Start Source excerpt

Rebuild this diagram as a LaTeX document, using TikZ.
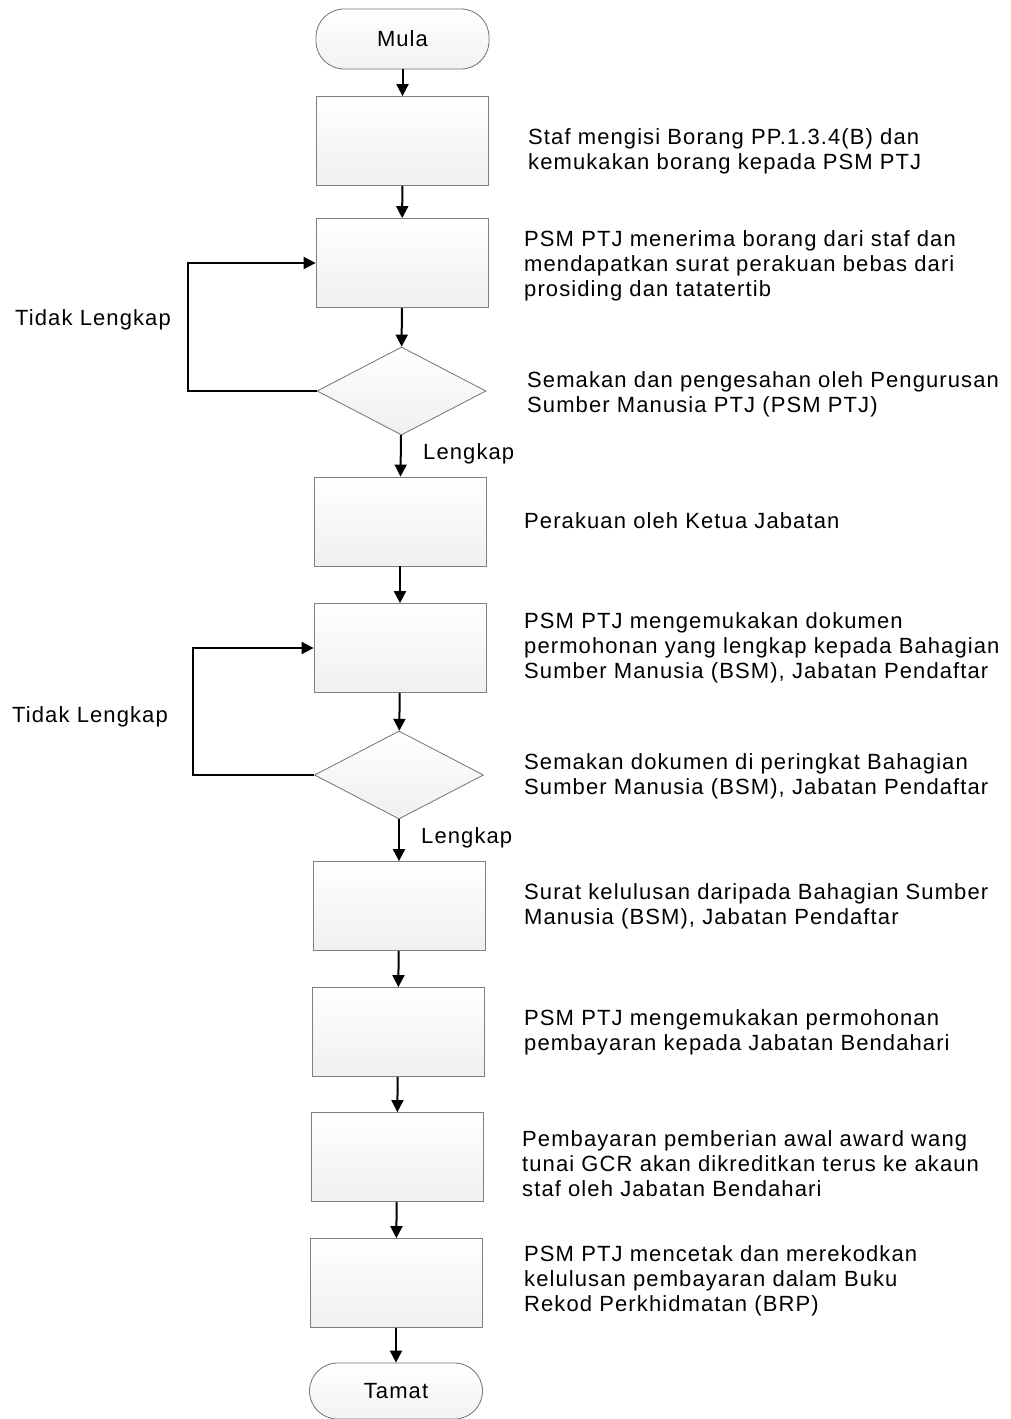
\documentclass[tikz,border=0pt]{standalone}
\usepackage{fontspec}
\setmainfont{Liberation Sans}[LetterSpace=5]
\usetikzlibrary{shapes.geometric,arrows.meta}
\tikzset{
  x=1pt,y=-1pt,
  stepbox/.style={draw=black!50,line width=0.8pt,top color=white,bottom color=black!6,minimum width=172pt,minimum height=89pt,inner sep=0pt},
  decbox/.style={diamond,draw=black!55,line width=0.8pt,top color=white,bottom color=black!6,minimum width=169pt,minimum height=88pt,inner sep=0pt},
  term/.style={draw=black!55,line width=0.8pt,top color=white,bottom color=black!5,rounded corners=28pt,minimum width=173pt,minimum height=60pt,inner sep=0pt,font=\fontsize{22}{24}\selectfont},
  desc/.style={anchor=west,align=left,inner sep=0pt,font=\fontsize{22}{25}\selectfont},
  lbl/.style={inner sep=0pt,font=\fontsize{22}{25}\selectfont},
  flow/.style={-{Triangle[length=12pt,width=12pt]},line width=2pt,black},
}
\begin{document}
\begin{tikzpicture}
\useasboundingbox (0,0) rectangle (1011,1419);
% terminals
\node[term] (mula) at (402.5,39) {Mula};
\node[term,minimum height=56pt] (tamat) at (396,1391) {Tamat};
% process boxes
\node[stepbox] (b1) at (402.5,141) {};
\node[stepbox] (b2) at (402,263) {};
\node[decbox] (d1) at (401.5,391) {};
\node[stepbox] (b3) at (400,521.5) {};
\node[stepbox] (b4) at (400,648) {};
\node[decbox] (d2) at (399,775) {};
\node[stepbox] (b5) at (399,906) {};
\node[stepbox] (b6) at (398,1032) {};
\node[stepbox] (b7) at (397,1157) {};
\node[stepbox] (b8) at (396,1283) {};
% arrows
\draw[flow] (mula) -- (b1);
\draw[flow] (b1) -- (b2);
\draw[flow] (b2) -- (d1);
\draw[flow] (d1) -- (b3);
\draw[flow] (b3) -- (b4);
\draw[flow] (b4) -- (d2);
\draw[flow] (d2) -- (b5);
\draw[flow] (b5) -- (b6);
\draw[flow] (b6) -- (b7);
\draw[flow] (b7) -- (b8);
\draw[flow] (b8) -- (tamat);
% loops
\coordinate (l1) at (188,391);
\coordinate (l2) at (193,775);
\draw[flow] (d1.west) -- (l1) |- (b2.west);
\draw[flow] (d2.west) -- (l2) |- (b4.west);
% loop labels
\node[lbl,anchor=west] (t1) at (15,320) {Tidak Lengkap};
\node[lbl,anchor=west] (t2) at (12,717) {Tidak Lengkap};
\node[lbl,anchor=west] (g1) at (423,454) {Lengkap};
\node[lbl,anchor=west] (g2) at (421,838) {Lengkap};
% descriptions
\node[desc] (x1) at (528,151) {Staf mengisi Borang PP.1.3.4(B) dan\\kemukakan borang kepada PSM PTJ};
\node[desc] (x2) at (524,266) {PSM PTJ menerima borang dari staf dan\\mendapatkan surat perakuan bebas dari\\prosiding dan tatatertib};
\node[desc] (x3) at (527,394) {Semakan dan pengesahan oleh Pengurusan\\Sumber Manusia PTJ (PSM PTJ)};
\node[desc] (x4) at (524,521) {Perakuan oleh Ketua Jabatan};
\node[desc] (x5) at (524,648) {PSM PTJ mengemukakan dokumen\\permohonan yang lengkap kepada Bahagian\\Sumber Manusia (BSM), Jabatan Pendaftar};
\node[desc] (x6) at (524,776) {Semakan dokumen di peringkat Bahagian\\Sumber Manusia (BSM), Jabatan Pendaftar};
\node[desc] (x7) at (524,906) {Surat kelulusan daripada Bahagian Sumber\\Manusia (BSM), Jabatan Pendaftar};
\node[desc] (x8) at (524,1032) {PSM PTJ mengemukakan permohonan\\pembayaran kepada Jabatan Bendahari};
\node[desc] (x9) at (522,1164) {Pembayaran pemberian awal award wang\\tunai GCR akan dikreditkan terus ke akaun\\staf oleh Jabatan Bendahari};
\node[desc] (x10) at (524,1281) {PSM PTJ mencetak dan merekodkan\\kelulusan pembayaran dalam Buku\\Rekod Perkhidmatan (BRP)};
\end{tikzpicture}
\end{document}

End Source excerpt

### Task requirements
Copy the material shown above in full and exactly. Skip the pictures.

### Worked answer
Rebuild this diagram as a LaTeX document, using TikZ.
\documentclass[tikz,border=0pt]{standalone}
\usepackage{fontspec}
\setmainfont{Liberation Sans}[LetterSpace=5]
\usetikzlibrary{shapes.geometric,arrows.meta}
\tikzset{
  x=1pt,y=-1pt,
  stepbox/.style={draw=black!50,line width=0.8pt,top color=white,bottom color=black!6,minimum width=172pt,minimum height=89pt,inner sep=0pt},
  decbox/.style={diamond,draw=black!55,line width=0.8pt,top color=white,bottom color=black!6,minimum width=169pt,minimum height=88pt,inner sep=0pt},
  term/.style={draw=black!55,line width=0.8pt,top color=white,bottom color=black!5,rounded corners=28pt,minimum width=173pt,minimum height=60pt,inner sep=0pt,font=\fontsize{22}{24}\selectfont},
  desc/.style={anchor=west,align=left,inner sep=0pt,font=\fontsize{22}{25}\selectfont},
  lbl/.style={inner sep=0pt,font=\fontsize{22}{25}\selectfont},
  flow/.style={-{Triangle[length=12pt,width=12pt]},line width=2pt,black},
}
\begin{document}
\begin{tikzpicture}
\useasboundingbox (0,0) rectangle (1011,1419);
% terminals
\node[term] (mula) at (402.5,39) {Mula};
\node[term,minimum height=56pt] (tamat) at (396,1391) {Tamat};
% process boxes
\node[stepbox] (b1) at (402.5,141) {};
\node[stepbox] (b2) at (402,263) {};
\node[decbox] (d1) at (401.5,391) {};
\node[stepbox] (b3) at (400,521.5) {};
\node[stepbox] (b4) at (400,648) {};
\node[decbox] (d2) at (399,775) {};
\node[stepbox] (b5) at (399,906) {};
\node[stepbox] (b6) at (398,1032) {};
\node[stepbox] (b7) at (397,1157) {};
\node[stepbox] (b8) at (396,1283) {};
% arrows
\draw[flow] (mula) -- (b1);
\draw[flow] (b1) -- (b2);
\draw[flow] (b2) -- (d1);
\draw[flow] (d1) -- (b3);
\draw[flow] (b3) -- (b4);
\draw[flow] (b4) -- (d2);
\draw[flow] (d2) -- (b5);
\draw[flow] (b5) -- (b6);
\draw[flow] (b6) -- (b7);
\draw[flow] (b7) -- (b8);
\draw[flow] (b8) -- (tamat);
% loops
\coordinate (l1) at (188,391);
\coordinate (l2) at (193,775);
\draw[flow] (d1.west) -- (l1) |- (b2.west);
\draw[flow] (d2.west) -- (l2) |- (b4.west);
% loop labels
\node[lbl,anchor=west] (t1) at (15,320) {Tidak Lengkap};
\node[lbl,anchor=west] (t2) at (12,717) {Tidak Lengkap};
\node[lbl,anchor=west] (g1) at (423,454) {Lengkap};
\node[lbl,anchor=west] (g2) at (421,838) {Lengkap};
% descriptions
\node[desc] (x1) at (528,151) {Staf mengisi Borang PP.1.3.4(B) dan\\kemukakan borang kepada PSM PTJ};
\node[desc] (x2) at (524,266) {PSM PTJ menerima borang dari staf dan\\mendapatkan surat perakuan bebas dari\\prosiding dan tatatertib};
\node[desc] (x3) at (527,394) {Semakan dan pengesahan oleh Pengurusan\\Sumber Manusia PTJ (PSM PTJ)};
\node[desc] (x4) at (524,521) {Perakuan oleh Ketua Jabatan};
\node[desc] (x5) at (524,648) {PSM PTJ mengemukakan dokumen\\permohonan yang lengkap kepada Bahagian\\Sumber Manusia (BSM), Jabatan Pendaftar};
\node[desc] (x6) at (524,776) {Semakan dokumen di peringkat Bahagian\\Sumber Manusia (BSM), Jabatan Pendaftar};
\node[desc] (x7) at (524,906) {Surat kelulusan daripada Bahagian Sumber\\Manusia (BSM), Jabatan Pendaftar};
\node[desc] (x8) at (524,1032) {PSM PTJ mengemukakan permohonan\\pembayaran kepada Jabatan Bendahari};
\node[desc] (x9) at (522,1164) {Pembayaran pemberian awal award wang\\tunai GCR akan dikreditkan terus ke akaun\\staf oleh Jabatan Bendahari};
\node[desc] (x10) at (524,1281) {PSM PTJ mencetak dan merekodkan\\kelulusan pembayaran dalam Buku\\Rekod Perkhidmatan (BRP)};
\end{tikzpicture}
\end{document}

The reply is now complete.